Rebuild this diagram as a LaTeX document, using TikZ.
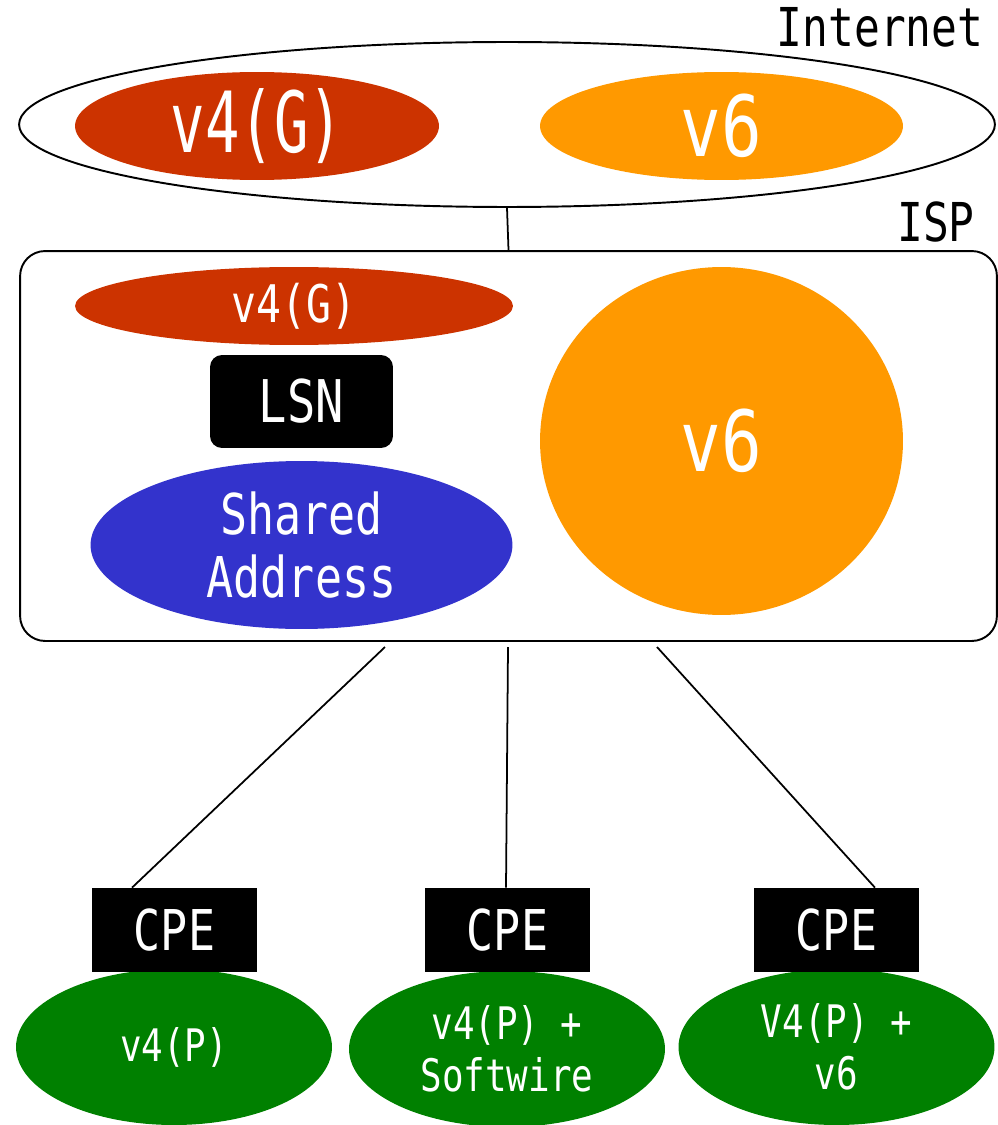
\documentclass[tikz,border=0pt]{standalone}
\usepackage{fontspec}
\setmainfont[FakeStretch=0.8]{DejaVu Sans Mono}
\newfontfamily\tightfont[FakeStretch=0.68]{DejaVu Sans Mono}
\usetikzlibrary{shapes.geometric}
\definecolor{v4red}{HTML}{CC3300}
\definecolor{v6orange}{HTML}{FF9900}
\definecolor{sharedblue}{HTML}{3333CC}
\definecolor{cpegreen}{HTML}{008000}

\begin{document}
\begin{tikzpicture}[x=0.02cm,y=-0.02cm]
\tikzstyle{net ellipse}=[ellipse,inner sep=0pt,text=white,align=center]
\tikzstyle{black box}=[rectangle,fill=black,text=white,inner sep=0pt,font=\fontsize{32}{34}\selectfont]
\tikzstyle{net label}=[font=\fontsize{30.5}{32}\selectfont]
\tikzstyle{home}=[net ellipse,fill=cpegreen,minimum width=6.32cm,minimum height=3.12cm,font=\fontsize{25.5}{29.5}\selectfont]

\useasboundingbox (0,0) rectangle (997,1125);

% Internet
\node[net label] (lblinternet) at (880,27) {Internet};
\node[ellipse,draw,line width=1.1pt,minimum width=19.52cm,minimum height=3.3cm] (internet) at (507,124.5) {};
\node[net ellipse,fill=v4red,minimum width=7.28cm,minimum height=2.16cm,font=\tightfont\fontsize{48}{50}\selectfont] (v4g) at (257,126) {v4(G)};
\node[net ellipse,fill=v6orange,minimum width=7.26cm,minimum height=2.16cm,font=\fontsize{48}{50}\selectfont] (v6a) at (721.5,126) {v6};

% ISP
\node[net label] (lblisp) at (936,222) {ISP};
\node[draw,line width=1.1pt,rounded corners=0.5cm,minimum width=19.54cm,minimum height=7.8cm] (isp) at (508.5,446) {};
\draw[line width=1pt] (internet.south) -- (isp.north);
\node[net ellipse,fill=v4red,minimum width=8.76cm,minimum height=1.56cm,font=\fontsize{29.5}{32}\selectfont] (v4gisp) at (294,306) {v4(G)};
\node[black box,rounded corners=0.24cm,minimum width=3.66cm,minimum height=1.86cm,font=\fontsize{33.5}{36}\selectfont] (lsn) at (301.5,401.5) {LSN};
\node[net ellipse,fill=sharedblue,minimum width=8.44cm,minimum height=3.36cm,font=\fontsize{32}{35.7}\selectfont] (shared) at (301.5,545) {Shared\\Address};
\node[net ellipse,fill=v6orange,minimum width=7.26cm,minimum height=6.96cm,font=\fontsize{48}{50}\selectfont] (v6isp) at (721.5,441) {v6};

% clientes
\node[home] (home1) at (174,1047) {v4(P)};
\node[home] (home2) at (507,1049) {v4(P) +\\Softwire};
\node[home] (home3) at (836.5,1047) {V4(P) +\\v6};
\node[black box,minimum width=3.3cm,minimum height=1.68cm] (cpe1) at (174.5,930) {CPE};
\node[black box,minimum width=3.3cm,minimum height=1.68cm] (cpe2) at (507.5,930) {CPE};
\node[black box,minimum width=3.3cm,minimum height=1.68cm] (cpe3) at (836.5,930) {CPE};

\coordinate (v1) at (385,647);
\coordinate (v2) at (508,647);
\coordinate (v3) at (657,647);
\draw[line width=1pt] (v1) -- ([xshift=-0.85cm]cpe1.north);
\draw[line width=1pt] (v2) -- ([xshift=-0.03cm]cpe2.north);
\draw[line width=1pt] (v3) -- ([xshift=0.77cm]cpe3.north);
\end{tikzpicture}
\end{document}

__JOB__
Quote, exactly and only, the lines from the first line of the data above through the line containing "(v6a) at (721.5,126)". The pictures do not belong in it.

__EXERCISE ANSWER__
Rebuild this diagram as a LaTeX document, using TikZ.
\documentclass[tikz,border=0pt]{standalone}
\usepackage{fontspec}
\setmainfont[FakeStretch=0.8]{DejaVu Sans Mono}
\newfontfamily\tightfont[FakeStretch=0.68]{DejaVu Sans Mono}
\usetikzlibrary{shapes.geometric}
\definecolor{v4red}{HTML}{CC3300}
\definecolor{v6orange}{HTML}{FF9900}
\definecolor{sharedblue}{HTML}{3333CC}
\definecolor{cpegreen}{HTML}{008000}

\begin{document}
\begin{tikzpicture}[x=0.02cm,y=-0.02cm]
\tikzstyle{net ellipse}=[ellipse,inner sep=0pt,text=white,align=center]
\tikzstyle{black box}=[rectangle,fill=black,text=white,inner sep=0pt,font=\fontsize{32}{34}\selectfont]
\tikzstyle{net label}=[font=\fontsize{30.5}{32}\selectfont]
\tikzstyle{home}=[net ellipse,fill=cpegreen,minimum width=6.32cm,minimum height=3.12cm,font=\fontsize{25.5}{29.5}\selectfont]

\useasboundingbox (0,0) rectangle (997,1125);

% Internet
\node[net label] (lblinternet) at (880,27) {Internet};
\node[ellipse,draw,line width=1.1pt,minimum width=19.52cm,minimum height=3.3cm] (internet) at (507,124.5) {};
\node[net ellipse,fill=v4red,minimum width=7.28cm,minimum height=2.16cm,font=\tightfont\fontsize{48}{50}\selectfont] (v4g) at (257,126) {v4(G)};
\node[net ellipse,fill=v6orange,minimum width=7.26cm,minimum height=2.16cm,font=\fontsize{48}{50}\selectfont] (v6a) at (721.5,126) {v6};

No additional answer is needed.